|
It is clearly a social problem, not a technical problem. But it clearly has a LOT to do with robots (and computing in general, and technology in general). I am not a neo-Luddite (nor Luddite, nor primitivist, all of which are different things), principally in that I do not subscribe to normative Luddite beliefs (beliefs about What We Ought To Do). But the Luddite fears are legitimate fears, for those affected; when the work you currently know how to do is replaceable with (sufficiently-cheap) machinery, it makes you personally poorer. (Of course, when MY job is replaced by cheaper machinery, it makes YOU personally marginally richer, because you get better prices on the goods that I used to produce, and over time this appears to be a net win).

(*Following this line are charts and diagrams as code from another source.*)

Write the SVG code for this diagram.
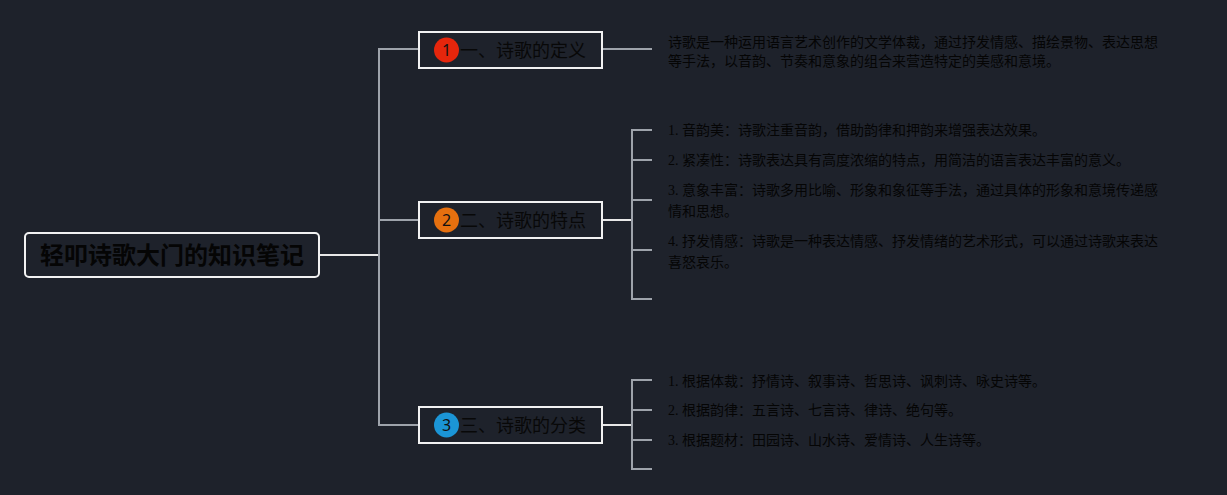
<svg xmlns="http://www.w3.org/2000/svg" width="1227" height="495" viewBox="0 0 1227 495">
<style>
.bg{fill:#1e222b}
.gray{stroke:#9ea3ab;stroke-width:2;fill:none}
.white{stroke:#e8e8e8;stroke-width:2;fill:none}
.box{fill:#1e222b;stroke:#f2f2f2;stroke-width:2}
.root{font-family:"Noto Sans CJK SC",sans-serif;font-size:24px;font-weight:bold;fill:#050505}
.lbl{font-family:"Noto Sans CJK SC",sans-serif;font-size:18px;fill:#080808}
.num{font-family:"Noto Sans",sans-serif;font-size:16px;fill:#111}
.leaf{font-family:"Liberation Serif","Noto Sans CJK SC",serif;font-size:14px;fill:#050505}
</style>
<rect class="bg" x="0" y="0" width="1227" height="495"/>
<g id="connectors">
  <path class="white" d="M319,255 H379"/>
  <path class="gray" d="M419,49 H379 V425 H419 M379,220 H419"/>
  <path class="gray" d="M602,49 H652"/>
  <path class="white" d="M602,220 H632"/>
  <path class="gray" d="M652,130 H632 V299 H652 M632,160 H652 M632,200 H652 M632,250 H652"/>
  <path class="white" d="M602,425 H632"/>
  <path class="gray" d="M652,380 H632 V469 H652 M632,410 H652 M632,440 H652"/>
</g>
<g id="root">
  <rect class="box" x="25" y="233" width="294" height="44" rx="4"/>
  <text class="root" x="172" y="263.5" text-anchor="middle">轻叩诗歌大门的知识笔记</text>
</g>
<g id="n1">
  <rect class="box" x="419" y="32" width="183" height="36"/>
  <circle cx="446.5" cy="50" r="12.5" fill="#e6260c"/>
  <text class="num" x="446.5" y="55.5" text-anchor="middle">1</text>
  <text class="lbl" x="460" y="56.5">一、诗歌的定义</text>
</g>
<g id="n2">
  <rect class="box" x="419" y="202" width="183" height="36"/>
  <circle cx="446.5" cy="220" r="12.5" fill="#e6700f"/>
  <text class="num" x="446.5" y="225.5" text-anchor="middle">2</text>
  <text class="lbl" x="460" y="226.5">二、诗歌的特点</text>
</g>
<g id="n3">
  <rect class="box" x="419" y="407" width="183" height="36"/>
  <circle cx="446.5" cy="425" r="12.5" fill="#1b95d6"/>
  <text class="num" x="446.5" y="430.5" text-anchor="middle">3</text>
  <text class="lbl" x="460" y="431.5">三、诗歌的分类</text>
</g>
<g id="leaf1">
  <text class="leaf" x="668" y="47">诗歌是一种运用语言艺术创作的文学体裁，通过抒发情感、描绘景物、表达思想</text>
  <text class="leaf" x="668" y="66">等手法，以音韵、节奏和意象的组合来营造特定的美感和意境。</text>
</g>
<g id="leaf2-1"><text class="leaf" x="668" y="135">1. 音韵美：诗歌注重音韵，借助韵律和押韵来增强表达效果。</text></g>
<g id="leaf2-2"><text class="leaf" x="668" y="165">2. 紧凑性：诗歌表达具有高度浓缩的特点，用简洁的语言表达丰富的意义。</text></g>
<g id="leaf2-3">
  <text class="leaf" x="668" y="195">3. 意象丰富：诗歌多用比喻、形象和象征等手法，通过具体的形象和意境传递感</text>
  <text class="leaf" x="668" y="216">情和思想。</text>
</g>
<g id="leaf2-4">
  <text class="leaf" x="668" y="246">4. 抒发情感：诗歌是一种表达情感、抒发情绪的艺术形式，可以通过诗歌来表达</text>
  <text class="leaf" x="668" y="267">喜怒哀乐。</text>
</g>
<g id="leaf3-1"><text class="leaf" x="668" y="386">1. 根据体裁：抒情诗、叙事诗、哲思诗、讽刺诗、咏史诗等。</text></g>
<g id="leaf3-2"><text class="leaf" x="668" y="415">2. 根据韵律：五言诗、七言诗、律诗、绝句等。</text></g>
<g id="leaf3-3"><text class="leaf" x="668" y="445">3. 根据题材：田园诗、山水诗、爱情诗、人生诗等。</text></g>
</svg>
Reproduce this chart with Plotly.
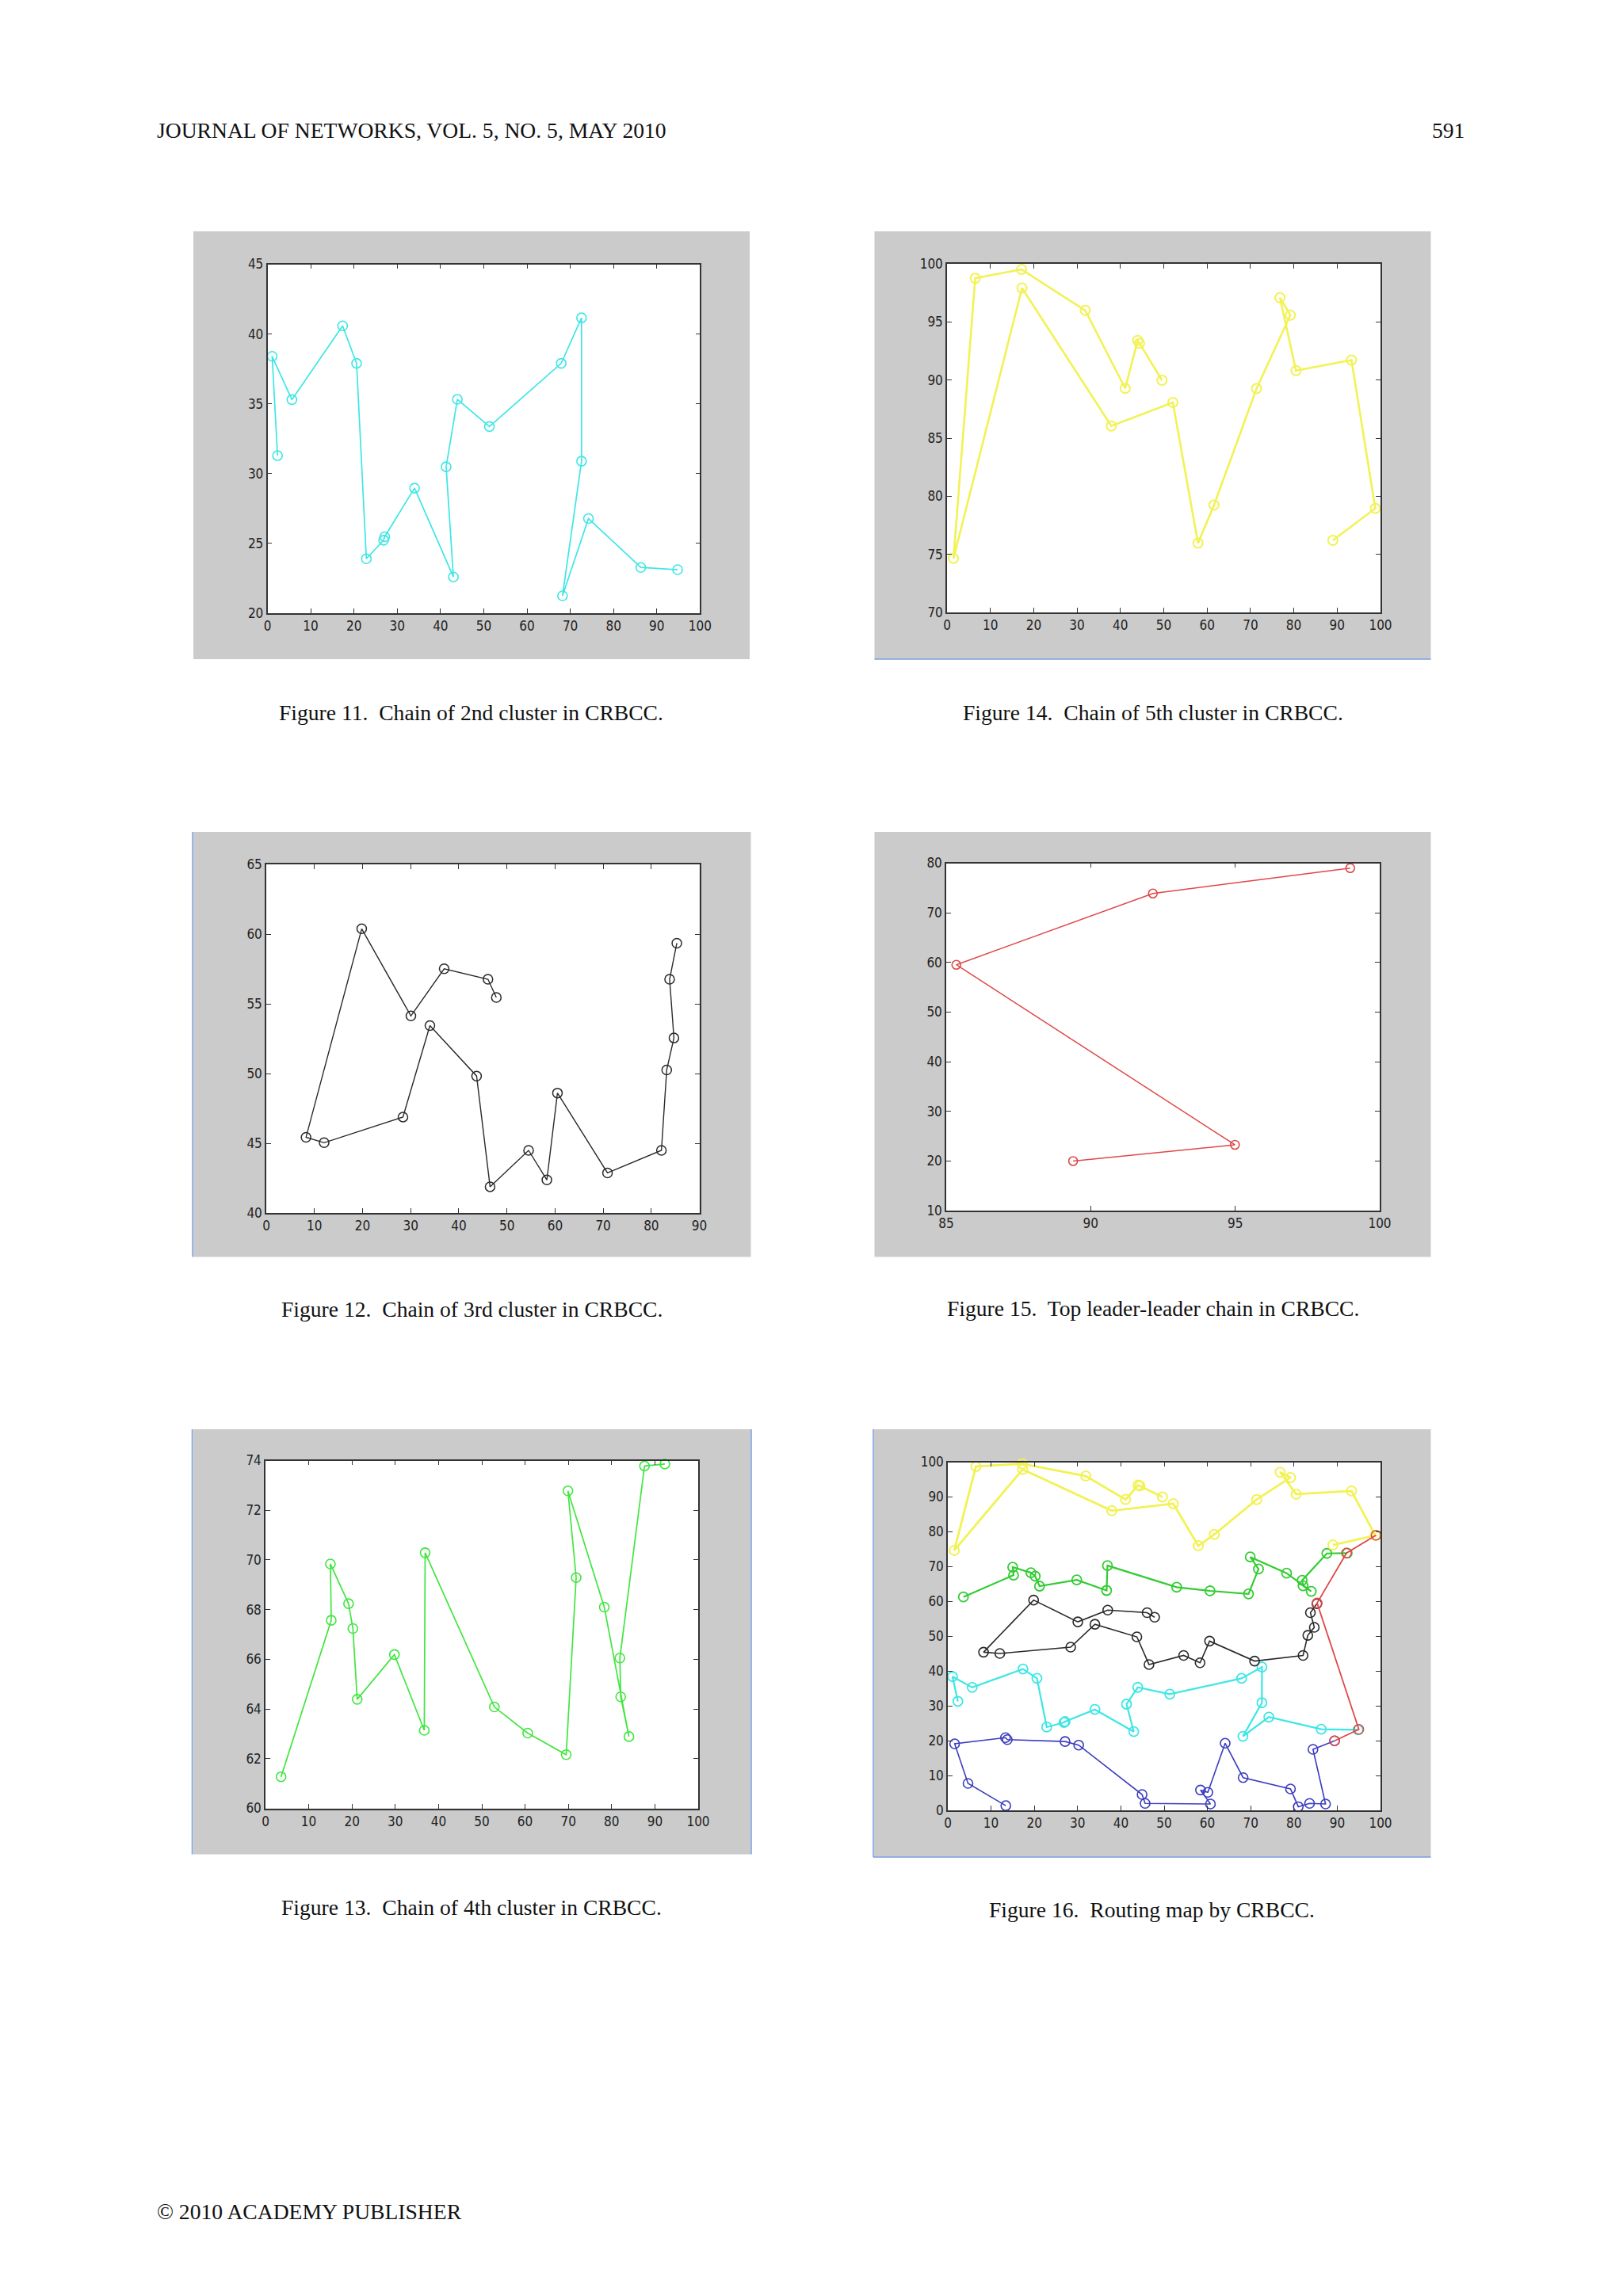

And socially, we observe that increasing automation has, for the most part, not freed humans from doing grunt work, as they once did. Except for those people that have been "freed" into poverty. Admittedly, the poverty of today seems to me to be quite a bit nicer than the poverty of 200 years ago (esp. urban poverty). |
Sure it has. Much less people work on the land now. Much less people shovel dirt, till land and harvest crops. Also I don't need to wash ky hands by hand, wash my dishes, and empty my chamberpot anymore.
That's not to say there is no poverty (there is), but its wrong to say there is the same amount of grudge work as there was 200 years ago.